La continuità è la metafisica dell’amore che traccia un cerchio sin dal suo primo libro che risale al 1975. Ma anche in quegli anni (1978) nella poetica di Pierfranco Bruni si è avvertita una rottura con la tradizione precedente. Mi riferisco a “Momenti” nel quale in versi c’è il racconto di una generazione che è quella degli anni di piombo.
È un percorso lungo e vasto quello di Pierfranco. L’ulissismo è stato comunque sempre il riferimento certo. In questo tomo ci sono richiami di un testo del 2009 dal titolo: “Ti amerò fino ad addormentarmi nel rosso del tuo meriggio” (Csr) che mi ha subito catturato per l’immaginario che crea e la grande passione che cattura. Fino a giungere a “‘L’intagliatore di bastone” (Passerino) del 2020/21 che porta una splendida prefazione di Admira Braja.

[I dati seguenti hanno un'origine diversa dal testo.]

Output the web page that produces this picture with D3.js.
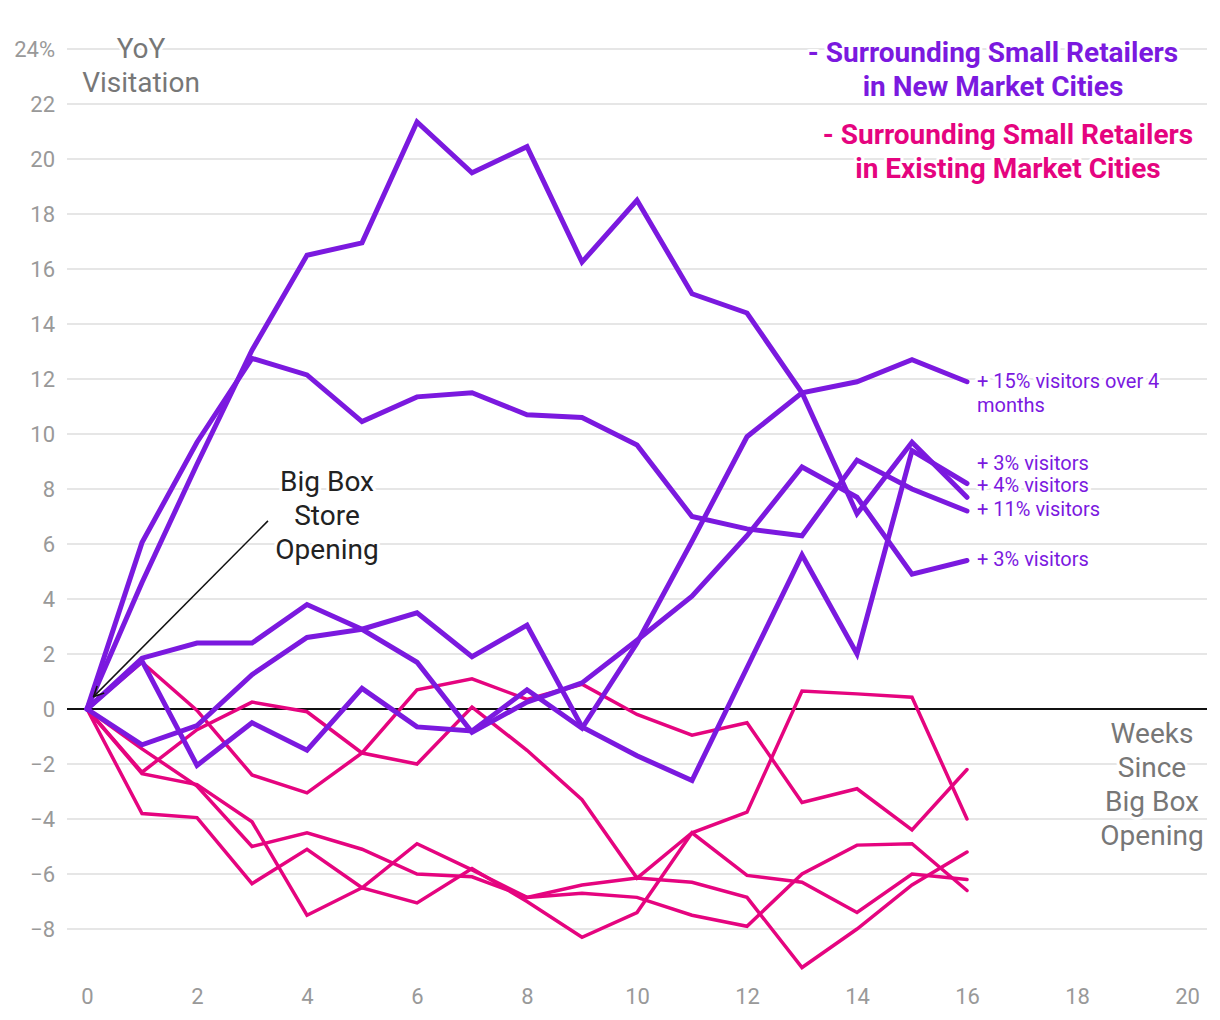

“In percezione di sorriso” è la “summa” di un mosaico la cui ultima parte-labirinto ha una potenza dolorante che scava l’anima. Sono le poesie dedicate alla sorella Giulia scomparsa improvvisamente.
È qui che il dolore si fa ontologia del respiro ed emergono i segni indelebili della madre, del padre e della morte che in percezione cattura un sorriso ironico oltre la vita stessa. Infatti nella sua nota che chiama “Post” Pierfranco afferma che si tratta di un libro che non avrebbe mai voluto scrivere. Il libro del dolore tra la vita e la morte, tra l’intimo perfetto e l’immaginario vissuto e quindi “abitato”.

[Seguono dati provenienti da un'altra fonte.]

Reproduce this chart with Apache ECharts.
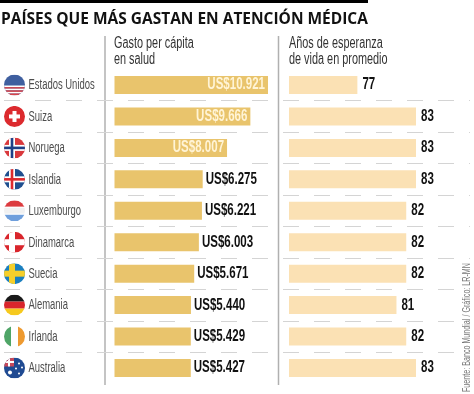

È “uno spaccato di un uomo e del mondo” come ben dice Rosaria Scialpi nelle alette di copertina. L’uomo che si confronta con il mondo confrontandosi con la sua pazienza, le sue disarmonie, le sue attese e il tempo. Un libro importante. Un libro che resta. Oltre cosa c’è? Una vita. Ma per Pierfranco la letteratura è vita.